Lewat SMS, anak saya memaksa saya hadir di pertunjukan Sendratari kolosal bertajuk Ariah di Monas.
"Pa, cepat datang. Masuknya ke arena 'lesehan'. Gratis," ujarnya.
"Gratis?" tanya saya.
"Iya. Kalo mau bayar juga ada. VVIP Rp 900 ribu. VIP Rp 500 ribu, kelas II Rp 250 ribu," ujar anak saya.
Saya akhirnya datang. Akibat tak punya uang, saya masuk ke arena lesehan, alias yang gratis.
Di dalam arena, ribuan orang telah berkumpul sejak usai Maghrib. Mereka duduk beralas karpet merah, dan berada lebih sedikit di samping panggung.
Di belakang, ada kursi untuk VVIP, VIP, dan Kelas I, dan Kelas II.
Jelang pertunjukan dimulai, petugas lapangan berteriak-teriak ke arah penonton di arena lesehan untuk meminta mereka segera duduk.
"Bapak-bapak, ibu-ibu, tolong secepatnya mencari tempat dan duduk, pertunjukan akan dimulai," demikian sejumlah petugas memberi tahu pengunjung.
Saya secepatnya mencari tempat, dan duduk. Di depan dan belakang, orang-orang masih lalu-lalang mencari tepat di bagian tengah.
Petugas berteriak lagi. "Di tengah sudah penuh. Harap segera duduk," demikian petugas itu berteriak.
Pertunjukan dimulai, tapi penonton masih terus masuk. Setelah babak pertama, arus masuk penonton mulai berkurang.
Namun yang terjadi sebaliknya. Penonton di bagian tengah berbondong-bondong keluar, bukan untuk pulang, tapi mencari jajanan.

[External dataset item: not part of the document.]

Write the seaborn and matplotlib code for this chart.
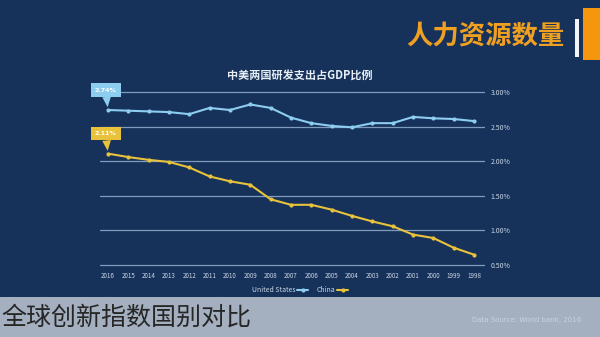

Itu berlangsung sampai pertunjukan usai. Hampir tidak ada waktu tanpa orang-orang lalu-lalang, yang membuat saya dan sejumlah orang geleng-geleng kepala.
Jelang pertunjukan usai, saya katakan kepada anak saya; "Nonton gratis itu nggak enak ya."
Anak saya tertawa terbak-bahak. Rupanya dia di kelas II. "Kenapa Pa? Penontonnya berperilaku miskin ya?" tanyanya.
Saya katakan; "Padahal, yang masuk ke arena gratis itu -- dari tampang-tampang mereka -- orang kelas menengah ke atas. Rata-rata membawa BB, IPad, Samsung Galaxy, dan barang mewah, tapi mereka benar-benar nggak ngerti etika nonton pertunjukan."
Anak saya mengatakan; "Kan Papa pernah bilang, soal miskin bukan perkara harta, tapi perilaku."
Jadi, kata anak saya lagi, gratis itu benar-benar nggak enak. Jika ada yang mengatakan gratis itu enak, orang itu mengidap mental orang miskin. Atau dibesarkan di tengah budaya kemiskinan.